▸ Work to be completed
Copy the data that follows, character for character, minus the pictures.

***** Supplied information *****

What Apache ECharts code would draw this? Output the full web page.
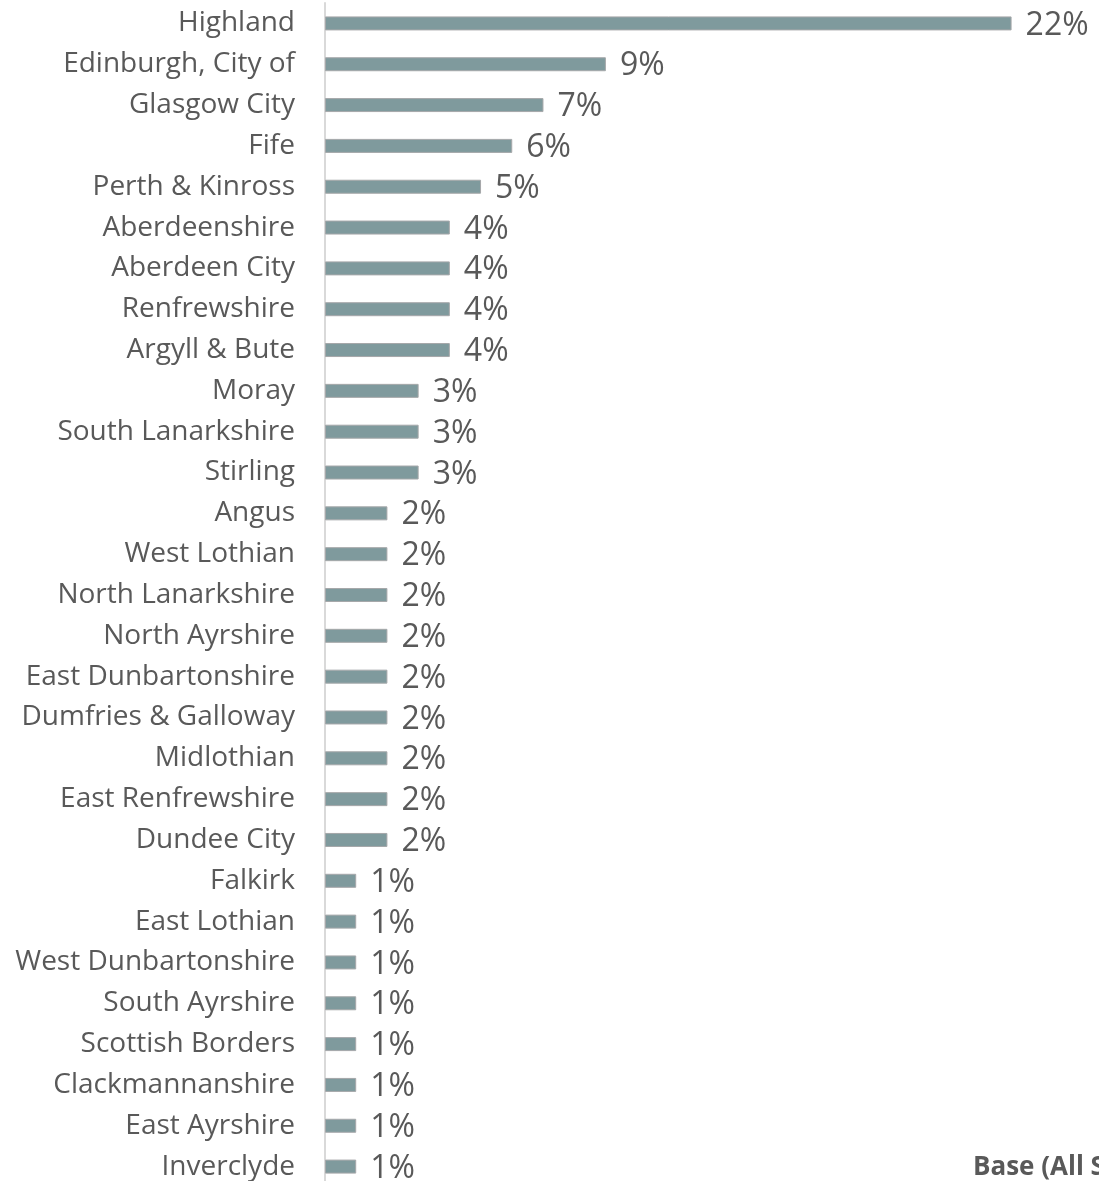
<!DOCTYPE html>
<html lang="en" style="height: 100%">
  <head>
    <meta charset="utf-8" />
  </head>
  <body style="height: 100%; margin: 0; background: #fff; overflow: hidden">
    <div id="container" style="width: 1099px; height: 1190px"></div>

    <script
      type="text/javascript"
      src="https://cdn.jsdelivr.net/npm/echarts@6/dist/echarts.min.js"
    ></script>

    <script type="text/javascript">
      // council areas, top to bottom
      var areas = [
        "Highland", "Edinburgh, City of", "Glasgow City", "Fife",
        "Perth & Kinross", "Aberdeenshire", "Aberdeen City", "Renfrewshire",
        "Argyll & Bute", "Moray", "South Lanarkshire", "Stirling", "Angus",
        "West Lothian", "North Lanarkshire", "North Ayrshire",
        "East Dunbartonshire", "Dumfries & Galloway", "Midlothian",
        "East Renfrewshire", "Dundee City", "Falkirk", "East Lothian",
        "West Dunbartonshire", "South Ayrshire", "Scottish Borders",
        "Clackmannanshire", "East Ayrshire", "Inverclyde"
      ];
      var shares = [
        22, 9, 7, 6, 5, 4, 4, 4, 4, 3, 3, 3, 2, 2, 2, 2, 2, 2, 2, 2, 2,
        1, 1, 1, 1, 1, 1, 1, 1
      ];
      var baseNote = "Base (All Scotland)";

      var dom = document.getElementById("container");
      var myChart = echarts.init(dom, null, { renderer: "canvas" });

      var option = {
        animation: false,
        grid: { left: 325, width: 749, top: 3, height: 1184 },
        xAxis: {
          type: "value",
          min: 0,
          max: 24,
          show: false
        },
        yAxis: {
          type: "category",
          data: areas,
          inverse: true,
          axisTick: { show: false },
          axisLine: { lineStyle: { color: "#d9d9d9", width: 2 } },
          axisLabel: {
            color: "#595959",
            fontSize: 28,
            fontFamily: "Open Sans",
            margin: 30
          }
        },
        series: [
          {
            type: "bar",
            data: shares,
            barWidth: 14,
            itemStyle: {
              color: "#7f9a9d",
              borderColor: "#a6a8aa",
              borderWidth: 1
            },
            label: {
              show: true,
              position: "right",
              distance: 14,
              formatter: "{c}%",
              color: "#595959",
              fontSize: 32,
              fontFamily: "Open Sans",
              offset: [0, 2]
            }
          }
        ],
        graphic: [
          {
            type: "text",
            left: 973,
            top: 1155,
            style: {
              text: baseNote,
              fill: "#595959",
              font: "bold 26px 'Open Sans'"
            }
          }
        ]
      };

      myChart.setOption(option);
      window.addEventListener("resize", myChart.resize);
    </script>
  </body>
</html>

*****

▸ Solution to the problem
What Apache ECharts code would draw this? Output the full web page.
<!DOCTYPE html>
<html lang="en" style="height: 100%">
  <head>
    <meta charset="utf-8" />
  </head>
  <body style="height: 100%; margin: 0; background: #fff; overflow: hidden">
    <div id="container" style="width: 1099px; height: 1190px"></div>

    <script
      type="text/javascript"
      src="https://cdn.jsdelivr.net/npm/echarts@6/dist/echarts.min.js"
    ></script>

    <script type="text/javascript">
      // council areas, top to bottom
      var areas = [
        "Highland", "Edinburgh, City of", "Glasgow City", "Fife",
        "Perth & Kinross", "Aberdeenshire", "Aberdeen City", "Renfrewshire",
        "Argyll & Bute", "Moray", "South Lanarkshire", "Stirling", "Angus",
        "West Lothian", "North Lanarkshire", "North Ayrshire",
        "East Dunbartonshire", "Dumfries & Galloway", "Midlothian",
        "East Renfrewshire", "Dundee City", "Falkirk", "East Lothian",
        "West Dunbartonshire", "South Ayrshire", "Scottish Borders",
        "Clackmannanshire", "East Ayrshire", "Inverclyde"
      ];
      var shares = [
        22, 9, 7, 6, 5, 4, 4, 4, 4, 3, 3, 3, 2, 2, 2, 2, 2, 2, 2, 2, 2,
        1, 1, 1, 1, 1, 1, 1, 1
      ];
      var baseNote = "Base (All Scotland)";

      var dom = document.getElementById("container");
      var myChart = echarts.init(dom, null, { renderer: "canvas" });

      var option = {
        animation: false,
        grid: { left: 325, width: 749, top: 3, height: 1184 },
        xAxis: {
          type: "value",
          min: 0,
          max: 24,
          show: false
        },
        yAxis: {
          type: "category",
          data: areas,
          inverse: true,
          axisTick: { show: false },
          axisLine: { lineStyle: { color: "#d9d9d9", width: 2 } },
          axisLabel: {
            color: "#595959",
            fontSize: 28,
            fontFamily: "Open Sans",
            margin: 30
          }
        },
        series: [
          {
            type: "bar",
            data: shares,
            barWidth: 14,
            itemStyle: {
              color: "#7f9a9d",
              borderColor: "#a6a8aa",
              borderWidth: 1
            },
            label: {
              show: true,
              position: "right",
              distance: 14,
              formatter: "{c}%",
              color: "#595959",
              fontSize: 32,
              fontFamily: "Open Sans",
              offset: [0, 2]
            }
          }
        ],
        graphic: [
          {
            type: "text",
            left: 973,
            top: 1155,
            style: {
              text: baseNote,
              fill: "#595959",
              font: "bold 26px 'Open Sans'"
            }
          }
        ]
      };

      myChart.setOption(option);
      window.addEventListener("resize", myChart.resize);
    </script>
  </body>
</html>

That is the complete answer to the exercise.